If you are using eksctl to create the cluster, you must embed the following script in the managedNodeGroups.preBootstrapCommands section:

preBoostrapCommands:
  "yum install -y mdadm"
  "sysctl -w fs.aio-max-nr=8388608 >> /etc/sysctl.conf"
  "devices=; for device in $(ls /sys/block/); do if [[ $(grep -e Amazon EC2 NVMe Instance Storage -e ec2-nvme-instance /sys/block/${device}/device/subsysnqn -c 2> /dev/null) -gt 0 ]]; then devices=${devices} /dev/${device}; fi; done; echo ${devices} > /tmp/devices"
  "mdadm --create /dev/md0 $(cat /tmp/devices) --level=0 --force --raid-devices=$(cat /tmp/devices | wc -w)"
  "mkfs.ext4 /dev/md0 -O ^has_journal"
  "mkdir -p /opt/data"
  "mount /dev/md0 /opt/data"
  "chmod 777 -R /opt/data"

AKS

Suitable node sizes:

  • Standard_L16s_v2 or larger with SSDs attached

  • In the Starburst Warp Speed section of values.yaml, set the following configuration:

warpSpeed:
  image:
    tag: "a.b.c-azure"

GKE

Suitable node sizes:

Attach the SSDs during node pool creation, and use the pool for the cluster creation.

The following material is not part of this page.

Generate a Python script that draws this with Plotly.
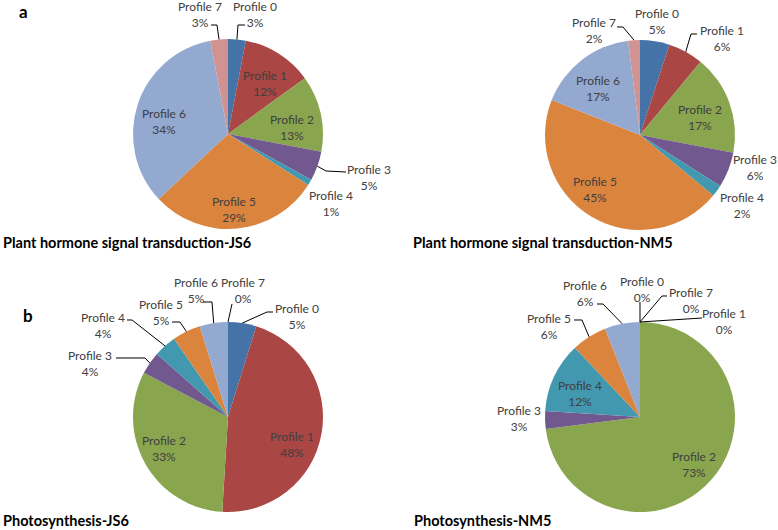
import math
import plotly.graph_objects as go

W, H = 778, 530

labels = [f"Profile {i}" for i in range(8)]
hormone_js6 = [3, 12, 13, 5, 1, 29, 34, 3]
hormone_nm5 = [5, 6, 17, 6, 2, 45, 17, 2]
photo_js6 = [5, 48, 33, 4, 4, 5, 5, 0]
photo_nm5 = [0, 0, 73, 3, 12, 6, 6, 0]
series = [hormone_js6, hormone_nm5, photo_js6, photo_nm5]
titles = [
    "Plant hormone signal transduction-JS6",
    "Plant hormone signal transduction-NM5",
    "Photosynthesis-JS6",
    "Photosynthesis-NM5",
]
panel_letters = ["a", "b"]
colors = ["#4572A7", "#AA4643", "#89A54E", "#71588F",
          "#4198AF", "#DB843D", "#93A9CF", "#D19392"]

# layout (pixels): pie boxes (left, top, size)
boxes = [(133, 39, 190), (545, 40, 190), (133, 322, 190), (545, 322, 190)]
title_pos = [(1, 242), (411, 242), (1, 520), (412, 520)]
letter_pos = [(23, 12), (28, 315)]

# label placement per pie: slice index -> (text x, text y, leader elbow points)
label_layout = [
    {0: (255, 15, [(238, 25), (245, 25)]),
     1: (265, 84, None), 2: (292, 127, None),
     3: (369, 177, [(326, 171), (346, 172)]),
     4: (331, 203, None), 5: (234, 209, None), 6: (164, 121, None),
     7: (200, 15, [(217, 25), (211, 25)])},
    {0: (657, 22, None),
     1: (722, 39, [(691, 34), (697, 34)]),
     2: (700, 117, None), 3: (755, 168, None), 4: (742, 205, None),
     5: (595, 190, None), 6: (598, 89, None),
     7: (594, 31, [(623, 27), (617, 27)])},
    {0: (297, 316, [(267, 312), (273, 312)]),
     1: (292, 444, None), 2: (164, 448, None),
     3: (90, 363, [(145, 358), (116, 358)]),
     4: (103, 325, [(132, 320), (127, 320)]),
     5: (161, 312, [(180, 322), (172, 322)]),
     6: (196, 290, [(212, 302), (203, 302)]),
     7: (243, 290, [(232, 304)])},
    {0: (642, 289, [(640, 302)]),
     1: (724, 321, [(702, 318)]),
     2: (694, 464, None), 3: (519, 418, None), 4: (580, 394, None),
     5: (549, 326, [(582, 320), (574, 320)]),
     6: (585, 293, [(603, 304), (597, 304)]),
     7: (691, 300, [(662, 296), (667, 296)])},
]

def px(x, y):
    return x / W, 1 - y / H

fig = go.Figure()
annotations = []
shapes = []
label_font = dict(family="Lato, Carlito, sans-serif", size=12, color="#404040")

for k, vals in enumerate(series):
    left, top, size = boxes[k]
    x0, y1 = px(left, top)
    x1, y0 = px(left + size, top + size)
    fig.add_trace(go.Pie(
        labels=labels, values=vals, sort=False, direction="clockwise",
        rotation=0, marker=dict(colors=colors, line=dict(width=0)),
        textinfo="none", hoverinfo="label+percent", showlegend=False,
        domain=dict(x=[x0, x1], y=[y0, y1]),
    ))
    cx, cy, r = left + size / 2, top + size / 2, size / 2
    total = sum(vals)
    cum = 0
    for i, v in enumerate(vals):
        mid = (cum + v / 2) / total
        cum += v
        tx, ty, pts = label_layout[k][i]
        ax, ay = px(tx, ty)
        annotations.append(dict(
            x=ax, y=ay, xref="paper", yref="paper", showarrow=False,
            text=f"{labels[i]}<br>{v}%", align="center",
            xanchor="center", yanchor="middle", font=label_font))
        if pts:
            th = 2 * math.pi * mid
            tipx, tipy = cx + r * math.sin(th), cy - r * math.cos(th)
            path_pts = [(tipx, tipy)] + pts
            d = "M " + " L ".join(
                f"{px(a, b)[0]:.5f},{px(a, b)[1]:.5f}" for a, b in path_pts)
            shapes.append(dict(type="path", path=d, xref="paper", yref="paper",
                               line=dict(color="#000000", width=1)))
    tpx, tpy = px(*title_pos[k])
    annotations.append(dict(
        x=tpx, y=tpy, xref="paper", yref="paper", showarrow=False,
        text=f"<b>{titles[k]}</b>", xanchor="left", yanchor="middle",
        font=dict(family="Lato, Carlito, sans-serif", size=14.5, color="#000000")))

for letter, (lx, ly) in zip(panel_letters, letter_pos):
    a, b = px(lx, ly)
    annotations.append(dict(
        x=a, y=b, xref="paper", yref="paper", showarrow=False,
        text=f"<b>{letter}</b>", xanchor="center", yanchor="middle",
        font=dict(family="Lato, Carlito, sans-serif", size=17, color="#000000")))

fig.update_layout(
    width=W, height=H, autosize=False,
    margin=dict(l=0, r=0, t=0, b=0),
    paper_bgcolor="white", plot_bgcolor="white",
    annotations=annotations, shapes=shapes,
)

fig.write_html("out.html",
               config={"displayModeBar": False},
               post_script="document.body.style.margin='0';"
                           "document.body.style.overflow='hidden';")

Use the ephemeral-storage-local-ssd gcloud CLI command to provision local SSDs on the cluster. Select an even number of workers.

Starburst Warp Speed catalogs using GCS must include the following catalog configuration property to update the SSD utilization threshold to 80%:

warp-speed.file-system-reserve-percentage=80

All platforms

Configuration considerations:

  • The task.max-worker-threads task property can not be changed with Starburst Warp Speed so it must be left at the default value.

  • SEP clusters support a maximum of 10 Starburst Warp Speed catalogs.

Warning

Starburst Warp Speed is not supported on a cluster running in Fault-tolerant execution mode.

Deployment and management is performed with the SEP Helm charts detailed in Deploying with Kubernetes and Configuring Starburst Enterprise in Kubernetes.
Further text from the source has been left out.